### RECORDS PROVIDED
______
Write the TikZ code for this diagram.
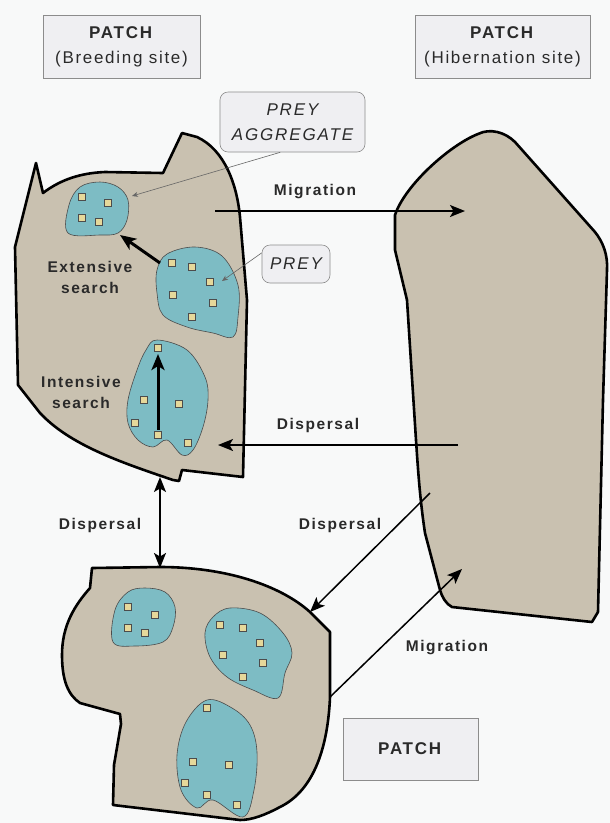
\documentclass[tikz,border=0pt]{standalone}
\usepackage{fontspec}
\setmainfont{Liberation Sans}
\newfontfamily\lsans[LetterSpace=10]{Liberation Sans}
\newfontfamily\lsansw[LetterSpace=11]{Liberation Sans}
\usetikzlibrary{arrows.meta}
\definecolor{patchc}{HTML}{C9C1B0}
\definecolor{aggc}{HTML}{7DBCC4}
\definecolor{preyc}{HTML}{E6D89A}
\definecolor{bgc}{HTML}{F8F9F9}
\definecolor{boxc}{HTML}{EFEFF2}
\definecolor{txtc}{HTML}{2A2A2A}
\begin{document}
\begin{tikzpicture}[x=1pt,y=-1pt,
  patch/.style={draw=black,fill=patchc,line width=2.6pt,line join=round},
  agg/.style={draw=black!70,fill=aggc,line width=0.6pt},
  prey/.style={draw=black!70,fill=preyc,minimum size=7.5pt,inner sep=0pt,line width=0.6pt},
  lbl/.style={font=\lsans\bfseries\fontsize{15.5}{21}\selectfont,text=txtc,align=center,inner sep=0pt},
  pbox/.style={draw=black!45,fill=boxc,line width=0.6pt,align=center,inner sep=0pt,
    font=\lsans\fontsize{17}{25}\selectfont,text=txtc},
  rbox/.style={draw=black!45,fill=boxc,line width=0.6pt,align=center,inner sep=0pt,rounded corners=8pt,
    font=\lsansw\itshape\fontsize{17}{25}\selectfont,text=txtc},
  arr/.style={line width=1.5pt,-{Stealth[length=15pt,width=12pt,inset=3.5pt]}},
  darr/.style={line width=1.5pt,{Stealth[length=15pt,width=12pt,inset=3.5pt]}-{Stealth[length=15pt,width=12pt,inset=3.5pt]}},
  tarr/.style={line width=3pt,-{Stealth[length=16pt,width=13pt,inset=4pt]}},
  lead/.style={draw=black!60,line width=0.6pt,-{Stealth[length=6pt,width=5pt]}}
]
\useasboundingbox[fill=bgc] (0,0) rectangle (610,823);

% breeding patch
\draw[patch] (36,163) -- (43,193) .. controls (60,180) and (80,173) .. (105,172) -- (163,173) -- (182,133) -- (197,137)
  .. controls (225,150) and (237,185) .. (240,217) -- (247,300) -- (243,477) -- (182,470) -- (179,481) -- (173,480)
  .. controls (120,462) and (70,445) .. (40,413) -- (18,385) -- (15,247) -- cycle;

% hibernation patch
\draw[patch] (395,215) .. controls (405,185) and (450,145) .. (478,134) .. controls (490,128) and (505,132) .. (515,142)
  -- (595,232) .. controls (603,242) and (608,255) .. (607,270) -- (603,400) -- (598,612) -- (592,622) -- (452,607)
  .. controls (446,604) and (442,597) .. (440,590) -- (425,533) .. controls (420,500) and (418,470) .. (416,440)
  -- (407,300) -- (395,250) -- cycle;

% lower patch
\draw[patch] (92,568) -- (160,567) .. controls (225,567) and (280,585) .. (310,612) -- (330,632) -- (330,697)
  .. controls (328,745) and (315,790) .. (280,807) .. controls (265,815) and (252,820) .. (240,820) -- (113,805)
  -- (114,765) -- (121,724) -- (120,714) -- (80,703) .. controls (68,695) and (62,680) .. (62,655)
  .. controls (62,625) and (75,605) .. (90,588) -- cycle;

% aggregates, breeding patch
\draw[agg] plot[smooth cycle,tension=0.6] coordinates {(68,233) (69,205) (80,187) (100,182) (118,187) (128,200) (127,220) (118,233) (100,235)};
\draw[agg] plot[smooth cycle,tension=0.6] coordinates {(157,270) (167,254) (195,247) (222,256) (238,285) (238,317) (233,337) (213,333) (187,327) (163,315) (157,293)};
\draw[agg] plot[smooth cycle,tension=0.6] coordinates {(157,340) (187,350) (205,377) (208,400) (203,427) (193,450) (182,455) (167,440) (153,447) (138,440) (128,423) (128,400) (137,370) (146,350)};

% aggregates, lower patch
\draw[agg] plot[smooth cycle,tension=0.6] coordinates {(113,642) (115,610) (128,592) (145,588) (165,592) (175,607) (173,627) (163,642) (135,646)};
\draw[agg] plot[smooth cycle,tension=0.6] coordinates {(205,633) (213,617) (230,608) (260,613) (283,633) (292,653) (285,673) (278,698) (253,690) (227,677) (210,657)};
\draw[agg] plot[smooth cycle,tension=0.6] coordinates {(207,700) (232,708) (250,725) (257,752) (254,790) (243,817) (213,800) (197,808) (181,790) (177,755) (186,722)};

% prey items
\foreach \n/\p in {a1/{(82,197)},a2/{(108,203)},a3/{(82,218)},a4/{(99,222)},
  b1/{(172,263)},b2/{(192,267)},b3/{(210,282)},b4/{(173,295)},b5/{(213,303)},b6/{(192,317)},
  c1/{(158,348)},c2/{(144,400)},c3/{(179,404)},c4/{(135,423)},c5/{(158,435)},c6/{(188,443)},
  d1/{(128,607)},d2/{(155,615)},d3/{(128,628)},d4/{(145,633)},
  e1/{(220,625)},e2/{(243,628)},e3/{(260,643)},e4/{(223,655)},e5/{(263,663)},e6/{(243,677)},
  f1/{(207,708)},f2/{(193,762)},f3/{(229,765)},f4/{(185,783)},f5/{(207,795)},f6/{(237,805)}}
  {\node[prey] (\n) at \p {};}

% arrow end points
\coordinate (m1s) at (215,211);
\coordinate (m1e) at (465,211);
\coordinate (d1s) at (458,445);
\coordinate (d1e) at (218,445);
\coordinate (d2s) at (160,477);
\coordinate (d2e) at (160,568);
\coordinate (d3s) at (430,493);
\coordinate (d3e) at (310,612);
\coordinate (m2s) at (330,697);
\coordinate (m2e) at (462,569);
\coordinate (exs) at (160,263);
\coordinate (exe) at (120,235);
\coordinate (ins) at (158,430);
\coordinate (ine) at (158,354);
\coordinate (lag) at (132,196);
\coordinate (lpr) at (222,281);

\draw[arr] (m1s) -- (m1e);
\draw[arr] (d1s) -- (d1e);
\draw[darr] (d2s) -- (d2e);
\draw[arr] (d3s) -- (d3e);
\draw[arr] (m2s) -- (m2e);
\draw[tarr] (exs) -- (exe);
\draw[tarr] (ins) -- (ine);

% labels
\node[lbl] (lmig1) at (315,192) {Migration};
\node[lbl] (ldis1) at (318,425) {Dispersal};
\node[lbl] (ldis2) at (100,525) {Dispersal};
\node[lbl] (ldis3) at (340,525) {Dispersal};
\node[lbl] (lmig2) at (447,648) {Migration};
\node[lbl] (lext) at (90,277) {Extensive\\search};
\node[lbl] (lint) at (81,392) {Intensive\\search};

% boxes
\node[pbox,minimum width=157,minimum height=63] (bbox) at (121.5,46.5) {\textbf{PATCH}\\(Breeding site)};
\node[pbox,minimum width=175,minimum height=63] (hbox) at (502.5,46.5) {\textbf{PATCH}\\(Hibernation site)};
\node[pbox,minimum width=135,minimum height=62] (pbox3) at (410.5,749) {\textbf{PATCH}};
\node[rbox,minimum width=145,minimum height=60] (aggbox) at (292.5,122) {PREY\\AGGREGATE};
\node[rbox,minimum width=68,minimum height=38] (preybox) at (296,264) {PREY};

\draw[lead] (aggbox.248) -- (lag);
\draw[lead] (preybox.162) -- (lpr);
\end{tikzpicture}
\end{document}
______
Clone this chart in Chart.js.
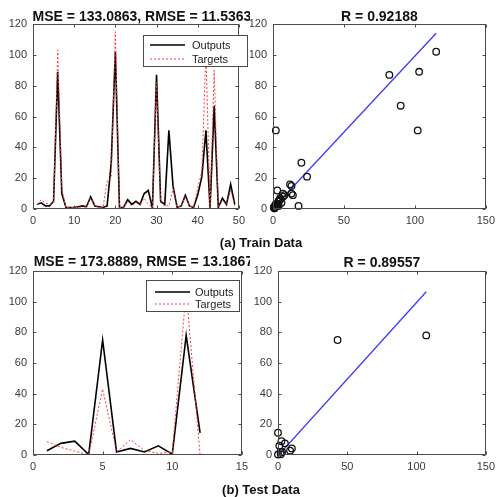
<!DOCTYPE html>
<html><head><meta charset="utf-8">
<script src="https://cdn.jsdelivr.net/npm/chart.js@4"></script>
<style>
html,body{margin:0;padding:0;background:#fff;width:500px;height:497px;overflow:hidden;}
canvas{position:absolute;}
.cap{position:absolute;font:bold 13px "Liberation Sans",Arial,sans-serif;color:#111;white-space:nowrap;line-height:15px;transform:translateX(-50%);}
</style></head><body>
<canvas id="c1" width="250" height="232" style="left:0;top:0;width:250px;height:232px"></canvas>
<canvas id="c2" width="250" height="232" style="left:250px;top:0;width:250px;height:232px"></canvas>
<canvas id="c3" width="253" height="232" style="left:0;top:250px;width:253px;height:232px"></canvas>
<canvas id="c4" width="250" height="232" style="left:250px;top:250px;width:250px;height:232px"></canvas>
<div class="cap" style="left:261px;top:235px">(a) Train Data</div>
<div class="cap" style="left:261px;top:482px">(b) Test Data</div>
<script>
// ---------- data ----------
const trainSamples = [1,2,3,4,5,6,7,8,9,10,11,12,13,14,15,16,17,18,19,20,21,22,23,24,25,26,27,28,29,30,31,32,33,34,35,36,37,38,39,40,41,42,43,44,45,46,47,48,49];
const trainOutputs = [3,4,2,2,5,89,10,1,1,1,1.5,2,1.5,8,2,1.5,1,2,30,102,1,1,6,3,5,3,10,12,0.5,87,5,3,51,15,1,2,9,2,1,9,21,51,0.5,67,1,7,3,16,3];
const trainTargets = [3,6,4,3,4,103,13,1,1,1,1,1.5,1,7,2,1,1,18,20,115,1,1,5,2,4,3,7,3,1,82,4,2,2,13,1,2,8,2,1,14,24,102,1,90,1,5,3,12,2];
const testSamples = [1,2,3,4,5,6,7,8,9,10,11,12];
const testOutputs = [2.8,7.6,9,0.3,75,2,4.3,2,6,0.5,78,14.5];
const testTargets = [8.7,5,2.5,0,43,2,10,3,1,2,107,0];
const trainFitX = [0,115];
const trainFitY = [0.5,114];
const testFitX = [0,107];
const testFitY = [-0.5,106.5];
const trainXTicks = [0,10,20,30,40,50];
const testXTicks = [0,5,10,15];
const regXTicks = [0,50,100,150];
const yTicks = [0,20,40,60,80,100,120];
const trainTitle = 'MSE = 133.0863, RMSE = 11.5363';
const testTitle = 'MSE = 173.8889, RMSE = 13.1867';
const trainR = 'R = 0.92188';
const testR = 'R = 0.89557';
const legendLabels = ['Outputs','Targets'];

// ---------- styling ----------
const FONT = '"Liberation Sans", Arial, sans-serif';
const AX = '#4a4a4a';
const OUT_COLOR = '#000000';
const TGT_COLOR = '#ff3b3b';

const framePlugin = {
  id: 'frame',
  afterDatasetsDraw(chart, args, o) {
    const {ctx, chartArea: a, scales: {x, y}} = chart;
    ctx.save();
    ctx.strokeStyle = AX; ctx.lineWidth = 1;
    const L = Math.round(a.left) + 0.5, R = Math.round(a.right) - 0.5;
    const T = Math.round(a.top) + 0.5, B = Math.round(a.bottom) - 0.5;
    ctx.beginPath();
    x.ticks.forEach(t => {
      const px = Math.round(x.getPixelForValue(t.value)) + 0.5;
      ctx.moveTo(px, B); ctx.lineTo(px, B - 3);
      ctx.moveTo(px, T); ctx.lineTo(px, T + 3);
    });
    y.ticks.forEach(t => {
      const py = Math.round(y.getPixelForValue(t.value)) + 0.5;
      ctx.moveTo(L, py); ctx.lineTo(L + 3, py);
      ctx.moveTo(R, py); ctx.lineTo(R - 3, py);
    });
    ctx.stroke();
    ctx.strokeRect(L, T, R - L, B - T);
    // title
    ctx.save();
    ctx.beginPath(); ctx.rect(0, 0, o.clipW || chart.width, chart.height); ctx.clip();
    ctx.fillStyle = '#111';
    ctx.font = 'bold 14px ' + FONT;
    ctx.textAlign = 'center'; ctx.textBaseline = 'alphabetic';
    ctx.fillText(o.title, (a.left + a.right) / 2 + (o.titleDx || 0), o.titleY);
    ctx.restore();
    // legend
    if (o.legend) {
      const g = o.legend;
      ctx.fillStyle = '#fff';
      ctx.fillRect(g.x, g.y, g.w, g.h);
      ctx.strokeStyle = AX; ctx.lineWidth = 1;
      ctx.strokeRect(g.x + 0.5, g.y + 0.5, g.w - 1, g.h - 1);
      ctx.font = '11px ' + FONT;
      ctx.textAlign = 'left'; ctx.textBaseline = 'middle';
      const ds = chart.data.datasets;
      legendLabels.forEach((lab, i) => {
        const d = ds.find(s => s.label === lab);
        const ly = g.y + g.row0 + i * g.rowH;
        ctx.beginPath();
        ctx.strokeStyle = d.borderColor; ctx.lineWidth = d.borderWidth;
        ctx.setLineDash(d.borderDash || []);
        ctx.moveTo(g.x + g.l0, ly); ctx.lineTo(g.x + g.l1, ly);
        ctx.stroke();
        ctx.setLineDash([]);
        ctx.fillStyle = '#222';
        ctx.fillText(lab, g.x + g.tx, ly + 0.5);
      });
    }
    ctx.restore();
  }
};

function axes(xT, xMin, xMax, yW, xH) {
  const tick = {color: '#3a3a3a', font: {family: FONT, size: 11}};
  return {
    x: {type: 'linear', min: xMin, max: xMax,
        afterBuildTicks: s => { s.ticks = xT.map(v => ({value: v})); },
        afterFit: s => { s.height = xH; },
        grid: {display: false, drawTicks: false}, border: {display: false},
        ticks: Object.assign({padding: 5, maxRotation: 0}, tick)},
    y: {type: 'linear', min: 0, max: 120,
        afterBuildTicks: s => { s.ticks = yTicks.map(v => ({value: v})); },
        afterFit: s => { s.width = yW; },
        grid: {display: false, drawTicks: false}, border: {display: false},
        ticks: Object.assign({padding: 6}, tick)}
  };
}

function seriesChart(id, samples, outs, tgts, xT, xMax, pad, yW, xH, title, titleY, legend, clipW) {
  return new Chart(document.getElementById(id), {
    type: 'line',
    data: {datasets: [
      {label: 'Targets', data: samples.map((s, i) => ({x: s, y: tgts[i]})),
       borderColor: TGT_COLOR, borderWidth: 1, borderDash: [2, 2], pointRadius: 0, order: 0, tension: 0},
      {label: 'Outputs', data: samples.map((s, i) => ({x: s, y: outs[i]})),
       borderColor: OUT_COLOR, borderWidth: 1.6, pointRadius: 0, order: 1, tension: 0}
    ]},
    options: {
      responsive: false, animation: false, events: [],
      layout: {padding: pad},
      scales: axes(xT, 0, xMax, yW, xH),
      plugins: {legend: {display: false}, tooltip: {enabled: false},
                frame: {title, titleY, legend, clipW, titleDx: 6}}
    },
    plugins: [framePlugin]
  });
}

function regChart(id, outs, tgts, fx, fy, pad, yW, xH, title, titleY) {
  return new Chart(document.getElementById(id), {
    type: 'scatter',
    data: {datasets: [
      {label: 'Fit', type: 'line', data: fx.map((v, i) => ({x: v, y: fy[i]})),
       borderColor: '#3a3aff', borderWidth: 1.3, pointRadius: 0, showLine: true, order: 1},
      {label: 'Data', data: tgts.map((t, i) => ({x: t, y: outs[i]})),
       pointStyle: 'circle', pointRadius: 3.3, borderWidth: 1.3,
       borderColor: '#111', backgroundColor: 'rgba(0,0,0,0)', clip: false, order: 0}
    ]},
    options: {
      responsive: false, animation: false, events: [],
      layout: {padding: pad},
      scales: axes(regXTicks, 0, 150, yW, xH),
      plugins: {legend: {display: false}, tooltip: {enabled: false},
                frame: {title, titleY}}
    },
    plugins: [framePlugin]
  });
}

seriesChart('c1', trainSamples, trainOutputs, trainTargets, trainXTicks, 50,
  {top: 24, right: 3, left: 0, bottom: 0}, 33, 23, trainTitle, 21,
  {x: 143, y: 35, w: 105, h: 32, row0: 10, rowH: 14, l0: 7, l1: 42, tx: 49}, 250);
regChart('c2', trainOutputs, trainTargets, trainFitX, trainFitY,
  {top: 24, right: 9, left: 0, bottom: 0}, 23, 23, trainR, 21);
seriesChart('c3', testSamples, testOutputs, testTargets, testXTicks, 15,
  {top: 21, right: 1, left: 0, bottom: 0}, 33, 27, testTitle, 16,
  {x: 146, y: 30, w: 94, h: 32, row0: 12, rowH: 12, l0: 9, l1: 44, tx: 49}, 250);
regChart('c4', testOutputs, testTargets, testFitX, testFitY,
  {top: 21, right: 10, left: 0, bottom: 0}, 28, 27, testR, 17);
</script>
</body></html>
______
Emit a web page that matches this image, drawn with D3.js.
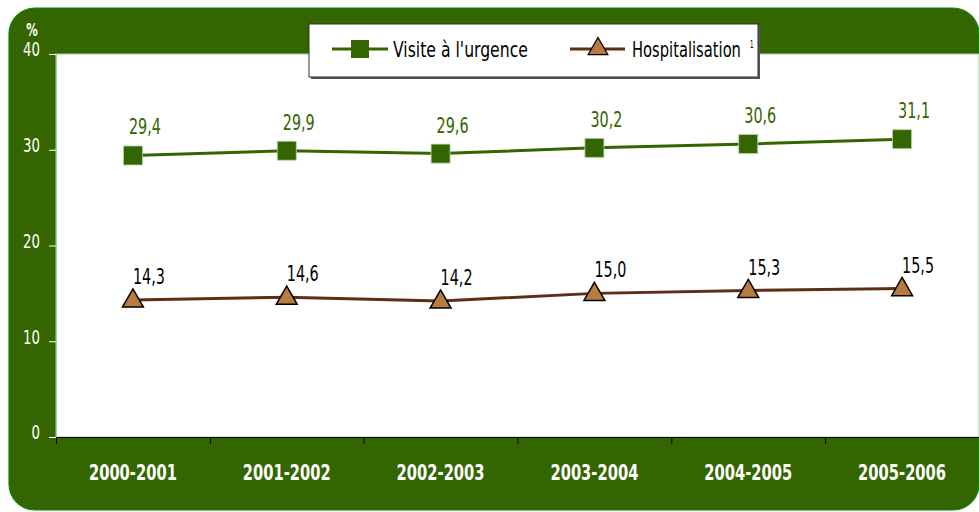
______
### GIVEN PROBLEM
Pick out the lines above that hold the string "this" and show them.

### REPLY
Write the TikZ code for this diagram.
Clone this chart in Chart.js.
Emit a web page that matches this image, drawn with D3.js.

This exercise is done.